Hanrahan displayed the sign, opposing public financing for a new baseball stadium, during a Nov. 22 rally to which the public was invited to help celebrate the renaming of the Montreal Expos as the "Washington Nationals." Hanrahan says she enthusiastically supports the return of a professional baseball team to the nation’s capital, after a 33-year absence, but simply wants the team’s owners to pay their fair share of business expenses.
Hanrahan, like the other citizens who have been needlessly hassled in recent years for exercising their First Amendment rights in a city that is supposed to be front-and-center in the worldwide fight to defend freedom, was told by Amtrak Police that she had broken the rules.
But what are the rules that are being broken?
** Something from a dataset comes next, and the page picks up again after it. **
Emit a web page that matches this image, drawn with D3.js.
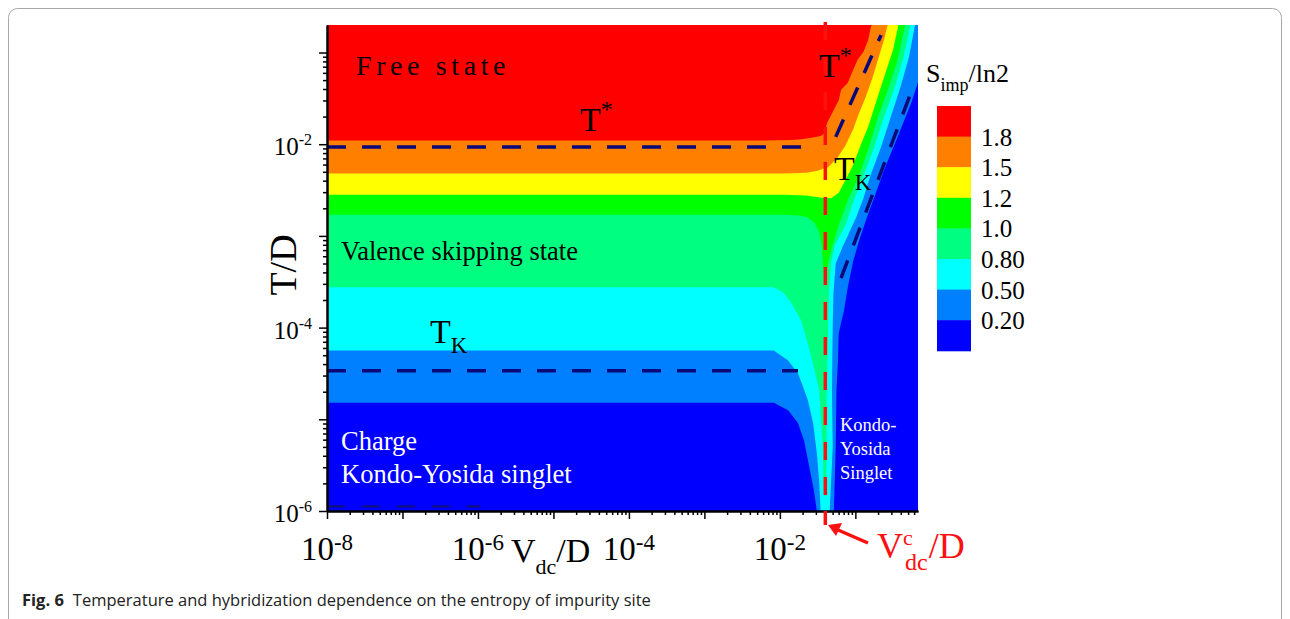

Who is making these new rules for public behavior in public places and then forgetting to inform the public that they are expected to abide by them? And what is the feared consequence if the public is permitted to freely exercise rights guaranteed under the U.S. Constitution’s Bill of Rights?
One clear consequence of what happened to Hanrahan in the past week is that the longtime Dupont Circle resident won’t be helping to make those cash registers ring at Union Station shops during this holiday season. Hanrahan is under court order to stay away from Union Station while awaiting her Dec. 17 trial in D.C. Superior Court on a misdemeanor charge of unlawful entry (a charge, by the way, that seems not to fit her "crime").
Another anti-stadium activist, who loudly disrupted the start of the same Major League Baseball rally from which Hanrahan was removed, was temporarily detained but not arrested. The scene of about half a dozen men (including D.C. City Councilman Harold Brazil) pouncing on and hustling away a shouting Adam Eidinger from the podium has been replayed countless times on television newscasts. Eidinger also was holding a sign.
By arresting Hanrahan, were the Amtrak Police overcompensating for their failure to prevent the earlier disruption? Or were they just making up the rules as they went along?